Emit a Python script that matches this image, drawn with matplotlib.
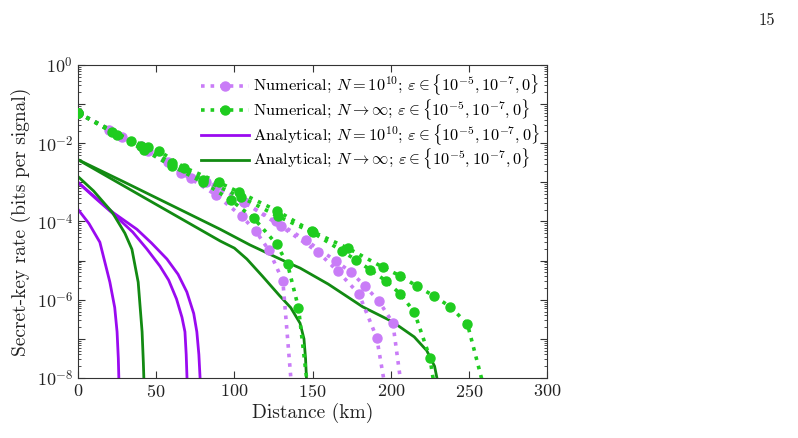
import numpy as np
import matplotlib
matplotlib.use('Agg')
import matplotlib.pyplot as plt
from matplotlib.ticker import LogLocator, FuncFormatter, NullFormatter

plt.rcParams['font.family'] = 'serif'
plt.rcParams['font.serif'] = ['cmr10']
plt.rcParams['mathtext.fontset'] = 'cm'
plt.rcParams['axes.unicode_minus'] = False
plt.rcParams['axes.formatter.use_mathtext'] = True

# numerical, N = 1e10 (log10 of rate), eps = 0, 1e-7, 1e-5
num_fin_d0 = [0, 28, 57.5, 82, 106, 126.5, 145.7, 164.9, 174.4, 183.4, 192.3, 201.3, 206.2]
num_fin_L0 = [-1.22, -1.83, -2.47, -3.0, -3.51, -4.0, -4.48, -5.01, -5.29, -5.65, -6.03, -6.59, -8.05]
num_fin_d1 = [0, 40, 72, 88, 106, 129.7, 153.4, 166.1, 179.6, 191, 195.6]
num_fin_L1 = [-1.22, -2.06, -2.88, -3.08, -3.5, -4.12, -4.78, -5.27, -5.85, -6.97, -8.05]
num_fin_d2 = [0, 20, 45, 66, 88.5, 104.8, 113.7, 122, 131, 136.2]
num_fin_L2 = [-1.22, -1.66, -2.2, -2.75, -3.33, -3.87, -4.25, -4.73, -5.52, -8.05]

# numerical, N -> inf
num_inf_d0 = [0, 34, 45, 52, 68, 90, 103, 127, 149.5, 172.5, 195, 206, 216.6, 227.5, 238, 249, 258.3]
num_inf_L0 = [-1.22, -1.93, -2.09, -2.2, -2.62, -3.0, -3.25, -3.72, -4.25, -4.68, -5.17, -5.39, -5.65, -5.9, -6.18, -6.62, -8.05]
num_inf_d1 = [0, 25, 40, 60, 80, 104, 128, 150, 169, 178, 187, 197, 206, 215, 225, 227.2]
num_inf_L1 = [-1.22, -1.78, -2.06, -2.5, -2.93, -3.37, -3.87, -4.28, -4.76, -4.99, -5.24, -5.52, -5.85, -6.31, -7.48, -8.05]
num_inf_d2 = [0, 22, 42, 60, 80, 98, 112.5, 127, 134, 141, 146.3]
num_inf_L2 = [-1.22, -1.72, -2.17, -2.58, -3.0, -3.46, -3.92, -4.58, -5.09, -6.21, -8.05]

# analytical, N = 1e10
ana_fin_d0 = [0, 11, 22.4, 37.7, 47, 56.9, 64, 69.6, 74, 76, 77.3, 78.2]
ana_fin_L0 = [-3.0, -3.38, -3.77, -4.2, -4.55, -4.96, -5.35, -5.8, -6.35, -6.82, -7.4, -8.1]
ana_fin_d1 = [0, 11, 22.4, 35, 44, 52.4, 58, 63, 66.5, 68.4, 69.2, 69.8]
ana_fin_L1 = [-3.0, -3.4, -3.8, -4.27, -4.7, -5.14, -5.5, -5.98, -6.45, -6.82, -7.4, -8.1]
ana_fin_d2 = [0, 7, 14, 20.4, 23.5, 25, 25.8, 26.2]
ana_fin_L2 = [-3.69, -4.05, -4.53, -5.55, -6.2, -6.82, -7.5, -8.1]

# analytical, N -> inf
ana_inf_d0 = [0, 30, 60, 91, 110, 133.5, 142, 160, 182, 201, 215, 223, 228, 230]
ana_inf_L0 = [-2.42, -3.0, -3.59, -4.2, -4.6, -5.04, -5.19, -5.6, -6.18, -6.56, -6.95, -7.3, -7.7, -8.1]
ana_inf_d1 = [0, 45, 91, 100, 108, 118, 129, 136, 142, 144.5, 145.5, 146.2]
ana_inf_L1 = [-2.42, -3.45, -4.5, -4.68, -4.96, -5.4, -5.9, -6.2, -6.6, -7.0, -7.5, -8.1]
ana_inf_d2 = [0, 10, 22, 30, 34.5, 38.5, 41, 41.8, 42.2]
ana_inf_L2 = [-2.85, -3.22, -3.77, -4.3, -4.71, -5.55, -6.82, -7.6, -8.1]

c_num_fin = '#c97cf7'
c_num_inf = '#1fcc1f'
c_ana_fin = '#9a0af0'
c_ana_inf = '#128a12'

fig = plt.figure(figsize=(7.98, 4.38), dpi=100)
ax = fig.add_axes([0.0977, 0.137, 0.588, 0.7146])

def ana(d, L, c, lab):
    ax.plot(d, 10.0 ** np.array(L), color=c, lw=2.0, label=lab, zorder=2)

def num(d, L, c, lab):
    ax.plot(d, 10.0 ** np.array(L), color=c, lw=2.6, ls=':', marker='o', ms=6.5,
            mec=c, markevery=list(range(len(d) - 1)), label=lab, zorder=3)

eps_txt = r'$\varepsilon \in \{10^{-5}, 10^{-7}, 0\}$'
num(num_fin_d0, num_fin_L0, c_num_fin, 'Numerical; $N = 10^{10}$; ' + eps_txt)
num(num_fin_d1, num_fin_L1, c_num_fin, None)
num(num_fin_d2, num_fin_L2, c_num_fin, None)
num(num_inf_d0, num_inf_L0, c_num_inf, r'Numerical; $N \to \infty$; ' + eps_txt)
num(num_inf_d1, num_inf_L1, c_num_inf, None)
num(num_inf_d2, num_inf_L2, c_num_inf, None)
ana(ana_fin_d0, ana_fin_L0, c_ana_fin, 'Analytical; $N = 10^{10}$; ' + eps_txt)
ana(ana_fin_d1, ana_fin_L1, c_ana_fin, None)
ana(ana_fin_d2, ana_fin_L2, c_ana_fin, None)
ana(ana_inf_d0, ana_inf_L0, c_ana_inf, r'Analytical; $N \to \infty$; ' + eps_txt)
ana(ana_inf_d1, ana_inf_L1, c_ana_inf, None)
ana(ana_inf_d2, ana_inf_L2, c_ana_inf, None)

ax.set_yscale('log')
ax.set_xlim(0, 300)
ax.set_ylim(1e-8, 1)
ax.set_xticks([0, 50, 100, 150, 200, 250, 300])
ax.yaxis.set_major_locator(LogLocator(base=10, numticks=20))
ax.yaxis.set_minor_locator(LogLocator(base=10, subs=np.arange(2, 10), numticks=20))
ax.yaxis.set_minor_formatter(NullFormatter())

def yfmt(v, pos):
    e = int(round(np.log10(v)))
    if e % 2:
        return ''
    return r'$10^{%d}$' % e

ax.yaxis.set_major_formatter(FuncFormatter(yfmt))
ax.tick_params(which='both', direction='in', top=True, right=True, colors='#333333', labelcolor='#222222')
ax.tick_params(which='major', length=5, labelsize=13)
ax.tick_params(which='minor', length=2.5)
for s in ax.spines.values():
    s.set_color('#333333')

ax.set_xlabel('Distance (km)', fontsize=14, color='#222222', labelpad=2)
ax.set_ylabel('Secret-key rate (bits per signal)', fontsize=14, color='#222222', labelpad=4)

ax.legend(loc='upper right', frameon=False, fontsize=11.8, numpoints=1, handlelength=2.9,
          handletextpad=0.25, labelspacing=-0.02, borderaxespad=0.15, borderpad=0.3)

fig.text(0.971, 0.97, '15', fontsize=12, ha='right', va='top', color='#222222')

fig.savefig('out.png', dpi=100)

****************************************

_THE TASK:_ Copy out the data above exactly, except the pictures.

_EXERCISE OUTPUT:_
Emit a Python script that matches this image, drawn with matplotlib.
import numpy as np
import matplotlib
matplotlib.use('Agg')
import matplotlib.pyplot as plt
from matplotlib.ticker import LogLocator, FuncFormatter, NullFormatter

plt.rcParams['font.family'] = 'serif'
plt.rcParams['font.serif'] = ['cmr10']
plt.rcParams['mathtext.fontset'] = 'cm'
plt.rcParams['axes.unicode_minus'] = False
plt.rcParams['axes.formatter.use_mathtext'] = True

# numerical, N = 1e10 (log10 of rate), eps = 0, 1e-7, 1e-5
num_fin_d0 = [0, 28, 57.5, 82, 106, 126.5, 145.7, 164.9, 174.4, 183.4, 192.3, 201.3, 206.2]
num_fin_L0 = [-1.22, -1.83, -2.47, -3.0, -3.51, -4.0, -4.48, -5.01, -5.29, -5.65, -6.03, -6.59, -8.05]
num_fin_d1 = [0, 40, 72, 88, 106, 129.7, 153.4, 166.1, 179.6, 191, 195.6]
num_fin_L1 = [-1.22, -2.06, -2.88, -3.08, -3.5, -4.12, -4.78, -5.27, -5.85, -6.97, -8.05]
num_fin_d2 = [0, 20, 45, 66, 88.5, 104.8, 113.7, 122, 131, 136.2]
num_fin_L2 = [-1.22, -1.66, -2.2, -2.75, -3.33, -3.87, -4.25, -4.73, -5.52, -8.05]

# numerical, N -> inf
num_inf_d0 = [0, 34, 45, 52, 68, 90, 103, 127, 149.5, 172.5, 195, 206, 216.6, 227.5, 238, 249, 258.3]
num_inf_L0 = [-1.22, -1.93, -2.09, -2.2, -2.62, -3.0, -3.25, -3.72, -4.25, -4.68, -5.17, -5.39, -5.65, -5.9, -6.18, -6.62, -8.05]
num_inf_d1 = [0, 25, 40, 60, 80, 104, 128, 150, 169, 178, 187, 197, 206, 215, 225, 227.2]
num_inf_L1 = [-1.22, -1.78, -2.06, -2.5, -2.93, -3.37, -3.87, -4.28, -4.76, -4.99, -5.24, -5.52, -5.85, -6.31, -7.48, -8.05]
num_inf_d2 = [0, 22, 42, 60, 80, 98, 112.5, 127, 134, 141, 146.3]
num_inf_L2 = [-1.22, -1.72, -2.17, -2.58, -3.0, -3.46, -3.92, -4.58, -5.09, -6.21, -8.05]

# analytical, N = 1e10
ana_fin_d0 = [0, 11, 22.4, 37.7, 47, 56.9, 64, 69.6, 74, 76, 77.3, 78.2]
ana_fin_L0 = [-3.0, -3.38, -3.77, -4.2, -4.55, -4.96, -5.35, -5.8, -6.35, -6.82, -7.4, -8.1]
ana_fin_d1 = [0, 11, 22.4, 35, 44, 52.4, 58, 63, 66.5, 68.4, 69.2, 69.8]
ana_fin_L1 = [-3.0, -3.4, -3.8, -4.27, -4.7, -5.14, -5.5, -5.98, -6.45, -6.82, -7.4, -8.1]
ana_fin_d2 = [0, 7, 14, 20.4, 23.5, 25, 25.8, 26.2]
ana_fin_L2 = [-3.69, -4.05, -4.53, -5.55, -6.2, -6.82, -7.5, -8.1]

# analytical, N -> inf
ana_inf_d0 = [0, 30, 60, 91, 110, 133.5, 142, 160, 182, 201, 215, 223, 228, 230]
ana_inf_L0 = [-2.42, -3.0, -3.59, -4.2, -4.6, -5.04, -5.19, -5.6, -6.18, -6.56, -6.95, -7.3, -7.7, -8.1]
ana_inf_d1 = [0, 45, 91, 100, 108, 118, 129, 136, 142, 144.5, 145.5, 146.2]
ana_inf_L1 = [-2.42, -3.45, -4.5, -4.68, -4.96, -5.4, -5.9, -6.2, -6.6, -7.0, -7.5, -8.1]
ana_inf_d2 = [0, 10, 22, 30, 34.5, 38.5, 41, 41.8, 42.2]
ana_inf_L2 = [-2.85, -3.22, -3.77, -4.3, -4.71, -5.55, -6.82, -7.6, -8.1]

c_num_fin = '#c97cf7'
c_num_inf = '#1fcc1f'
c_ana_fin = '#9a0af0'
c_ana_inf = '#128a12'

fig = plt.figure(figsize=(7.98, 4.38), dpi=100)
ax = fig.add_axes([0.0977, 0.137, 0.588, 0.7146])

def ana(d, L, c, lab):
    ax.plot(d, 10.0 ** np.array(L), color=c, lw=2.0, label=lab, zorder=2)

def num(d, L, c, lab):
    ax.plot(d, 10.0 ** np.array(L), color=c, lw=2.6, ls=':', marker='o', ms=6.5,
            mec=c, markevery=list(range(len(d) - 1)), label=lab, zorder=3)

eps_txt = r'$\varepsilon \in \{10^{-5}, 10^{-7}, 0\}$'
num(num_fin_d0, num_fin_L0, c_num_fin, 'Numerical; $N = 10^{10}$; ' + eps_txt)
num(num_fin_d1, num_fin_L1, c_num_fin, None)
num(num_fin_d2, num_fin_L2, c_num_fin, None)
num(num_inf_d0, num_inf_L0, c_num_inf, r'Numerical; $N \to \infty$; ' + eps_txt)
num(num_inf_d1, num_inf_L1, c_num_inf, None)
num(num_inf_d2, num_inf_L2, c_num_inf, None)
ana(ana_fin_d0, ana_fin_L0, c_ana_fin, 'Analytical; $N = 10^{10}$; ' + eps_txt)
ana(ana_fin_d1, ana_fin_L1, c_ana_fin, None)
ana(ana_fin_d2, ana_fin_L2, c_ana_fin, None)
ana(ana_inf_d0, ana_inf_L0, c_ana_inf, r'Analytical; $N \to \infty$; ' + eps_txt)
ana(ana_inf_d1, ana_inf_L1, c_ana_inf, None)
ana(ana_inf_d2, ana_inf_L2, c_ana_inf, None)

ax.set_yscale('log')
ax.set_xlim(0, 300)
ax.set_ylim(1e-8, 1)
ax.set_xticks([0, 50, 100, 150, 200, 250, 300])
ax.yaxis.set_major_locator(LogLocator(base=10, numticks=20))
ax.yaxis.set_minor_locator(LogLocator(base=10, subs=np.arange(2, 10), numticks=20))
ax.yaxis.set_minor_formatter(NullFormatter())

def yfmt(v, pos):
    e = int(round(np.log10(v)))
    if e % 2:
        return ''
    return r'$10^{%d}$' % e

ax.yaxis.set_major_formatter(FuncFormatter(yfmt))
ax.tick_params(which='both', direction='in', top=True, right=True, colors='#333333', labelcolor='#222222')
ax.tick_params(which='major', length=5, labelsize=13)
ax.tick_params(which='minor', length=2.5)
for s in ax.spines.values():
    s.set_color('#333333')

ax.set_xlabel('Distance (km)', fontsize=14, color='#222222', labelpad=2)
ax.set_ylabel('Secret-key rate (bits per signal)', fontsize=14, color='#222222', labelpad=4)

ax.legend(loc='upper right', frameon=False, fontsize=11.8, numpoints=1, handlelength=2.9,
          handletextpad=0.25, labelspacing=-0.02, borderaxespad=0.15, borderpad=0.3)

fig.text(0.971, 0.97, '15', fontsize=12, ha='right', va='top', color='#222222')

fig.savefig('out.png', dpi=100)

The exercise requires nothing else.